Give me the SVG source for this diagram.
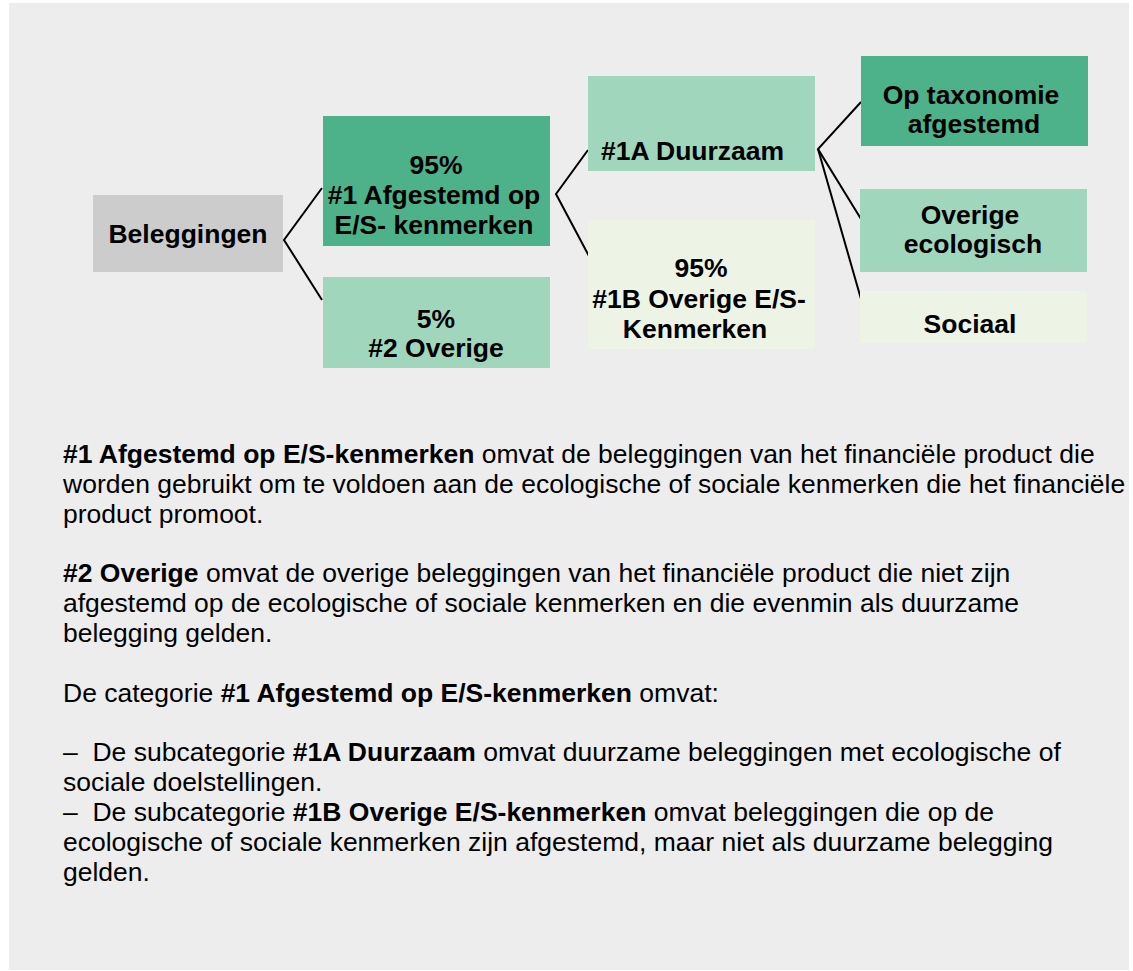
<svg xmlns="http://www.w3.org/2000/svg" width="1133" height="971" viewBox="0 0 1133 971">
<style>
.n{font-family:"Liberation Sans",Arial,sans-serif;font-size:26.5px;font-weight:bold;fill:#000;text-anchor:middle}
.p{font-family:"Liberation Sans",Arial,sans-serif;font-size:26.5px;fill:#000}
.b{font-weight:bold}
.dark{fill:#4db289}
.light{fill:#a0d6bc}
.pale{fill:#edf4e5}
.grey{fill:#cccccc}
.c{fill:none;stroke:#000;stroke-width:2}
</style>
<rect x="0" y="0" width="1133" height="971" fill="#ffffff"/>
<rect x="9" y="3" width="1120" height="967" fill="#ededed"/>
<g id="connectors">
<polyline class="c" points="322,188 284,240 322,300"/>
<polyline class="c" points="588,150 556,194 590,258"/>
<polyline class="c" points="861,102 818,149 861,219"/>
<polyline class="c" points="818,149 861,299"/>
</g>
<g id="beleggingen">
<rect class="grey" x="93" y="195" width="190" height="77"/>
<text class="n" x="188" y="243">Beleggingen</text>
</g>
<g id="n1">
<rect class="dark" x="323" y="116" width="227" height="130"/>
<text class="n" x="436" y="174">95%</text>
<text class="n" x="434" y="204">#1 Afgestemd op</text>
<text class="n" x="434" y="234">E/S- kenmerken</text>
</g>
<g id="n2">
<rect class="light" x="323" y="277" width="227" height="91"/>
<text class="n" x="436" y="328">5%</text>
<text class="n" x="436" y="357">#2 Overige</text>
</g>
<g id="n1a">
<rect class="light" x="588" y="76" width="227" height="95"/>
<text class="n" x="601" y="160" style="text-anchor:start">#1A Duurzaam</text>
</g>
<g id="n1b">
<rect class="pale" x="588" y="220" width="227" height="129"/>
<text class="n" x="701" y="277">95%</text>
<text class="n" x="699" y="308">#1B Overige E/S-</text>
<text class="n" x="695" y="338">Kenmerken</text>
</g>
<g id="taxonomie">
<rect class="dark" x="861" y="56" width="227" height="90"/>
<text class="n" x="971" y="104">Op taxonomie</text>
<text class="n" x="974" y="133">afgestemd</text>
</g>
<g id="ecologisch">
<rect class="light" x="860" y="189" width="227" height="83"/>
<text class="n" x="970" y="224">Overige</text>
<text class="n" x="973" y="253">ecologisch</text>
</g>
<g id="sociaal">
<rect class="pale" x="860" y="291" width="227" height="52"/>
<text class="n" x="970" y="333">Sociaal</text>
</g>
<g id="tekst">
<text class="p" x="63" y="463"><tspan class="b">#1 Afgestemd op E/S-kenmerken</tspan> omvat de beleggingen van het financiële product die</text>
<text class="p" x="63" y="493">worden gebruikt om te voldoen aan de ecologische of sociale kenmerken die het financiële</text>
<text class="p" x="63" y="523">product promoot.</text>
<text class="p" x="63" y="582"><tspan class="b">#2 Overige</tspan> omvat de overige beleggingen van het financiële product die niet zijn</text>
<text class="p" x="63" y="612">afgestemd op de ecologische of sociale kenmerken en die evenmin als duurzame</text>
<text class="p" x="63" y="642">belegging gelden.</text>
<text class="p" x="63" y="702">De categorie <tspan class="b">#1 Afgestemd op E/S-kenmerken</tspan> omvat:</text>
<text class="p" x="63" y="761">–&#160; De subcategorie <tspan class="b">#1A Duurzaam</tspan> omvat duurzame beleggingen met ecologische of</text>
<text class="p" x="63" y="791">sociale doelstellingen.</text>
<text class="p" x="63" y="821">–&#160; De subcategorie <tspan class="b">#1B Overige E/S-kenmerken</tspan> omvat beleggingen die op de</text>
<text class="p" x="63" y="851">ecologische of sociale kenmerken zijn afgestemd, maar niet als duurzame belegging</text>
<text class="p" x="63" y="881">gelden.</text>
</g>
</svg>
::::
• [Requirements] Return each line from the material above exactly, but not the pictures.

• [Written response]
Give me the SVG source for this diagram.
<svg xmlns="http://www.w3.org/2000/svg" width="1133" height="971" viewBox="0 0 1133 971">
<style>
.n{font-family:"Liberation Sans",Arial,sans-serif;font-size:26.5px;font-weight:bold;fill:#000;text-anchor:middle}
.p{font-family:"Liberation Sans",Arial,sans-serif;font-size:26.5px;fill:#000}
.b{font-weight:bold}
.dark{fill:#4db289}
.light{fill:#a0d6bc}
.pale{fill:#edf4e5}
.grey{fill:#cccccc}
.c{fill:none;stroke:#000;stroke-width:2}
</style>
<rect x="0" y="0" width="1133" height="971" fill="#ffffff"/>
<rect x="9" y="3" width="1120" height="967" fill="#ededed"/>
<g id="connectors">
<polyline class="c" points="322,188 284,240 322,300"/>
<polyline class="c" points="588,150 556,194 590,258"/>
<polyline class="c" points="861,102 818,149 861,219"/>
<polyline class="c" points="818,149 861,299"/>
</g>
<g id="beleggingen">
<rect class="grey" x="93" y="195" width="190" height="77"/>
<text class="n" x="188" y="243">Beleggingen</text>
</g>
<g id="n1">
<rect class="dark" x="323" y="116" width="227" height="130"/>
<text class="n" x="436" y="174">95%</text>
<text class="n" x="434" y="204">#1 Afgestemd op</text>
<text class="n" x="434" y="234">E/S- kenmerken</text>
</g>
<g id="n2">
<rect class="light" x="323" y="277" width="227" height="91"/>
<text class="n" x="436" y="328">5%</text>
<text class="n" x="436" y="357">#2 Overige</text>
</g>
<g id="n1a">
<rect class="light" x="588" y="76" width="227" height="95"/>
<text class="n" x="601" y="160" style="text-anchor:start">#1A Duurzaam</text>
</g>
<g id="n1b">
<rect class="pale" x="588" y="220" width="227" height="129"/>
<text class="n" x="701" y="277">95%</text>
<text class="n" x="699" y="308">#1B Overige E/S-</text>
<text class="n" x="695" y="338">Kenmerken</text>
</g>
<g id="taxonomie">
<rect class="dark" x="861" y="56" width="227" height="90"/>
<text class="n" x="971" y="104">Op taxonomie</text>
<text class="n" x="974" y="133">afgestemd</text>
</g>
<g id="ecologisch">
<rect class="light" x="860" y="189" width="227" height="83"/>
<text class="n" x="970" y="224">Overige</text>
<text class="n" x="973" y="253">ecologisch</text>
</g>
<g id="sociaal">
<rect class="pale" x="860" y="291" width="227" height="52"/>
<text class="n" x="970" y="333">Sociaal</text>
</g>
<g id="tekst">
<text class="p" x="63" y="463"><tspan class="b">#1 Afgestemd op E/S-kenmerken</tspan> omvat de beleggingen van het financiële product die</text>
<text class="p" x="63" y="493">worden gebruikt om te voldoen aan de ecologische of sociale kenmerken die het financiële</text>
<text class="p" x="63" y="523">product promoot.</text>
<text class="p" x="63" y="582"><tspan class="b">#2 Overige</tspan> omvat de overige beleggingen van het financiële product die niet zijn</text>
<text class="p" x="63" y="612">afgestemd op de ecologische of sociale kenmerken en die evenmin als duurzame</text>
<text class="p" x="63" y="642">belegging gelden.</text>
<text class="p" x="63" y="702">De categorie <tspan class="b">#1 Afgestemd op E/S-kenmerken</tspan> omvat:</text>
<text class="p" x="63" y="761">–&#160; De subcategorie <tspan class="b">#1A Duurzaam</tspan> omvat duurzame beleggingen met ecologische of</text>
<text class="p" x="63" y="791">sociale doelstellingen.</text>
<text class="p" x="63" y="821">–&#160; De subcategorie <tspan class="b">#1B Overige E/S-kenmerken</tspan> omvat beleggingen die op de</text>
<text class="p" x="63" y="851">ecologische of sociale kenmerken zijn afgestemd, maar niet als duurzame belegging</text>
<text class="p" x="63" y="881">gelden.</text>
</g>
</svg>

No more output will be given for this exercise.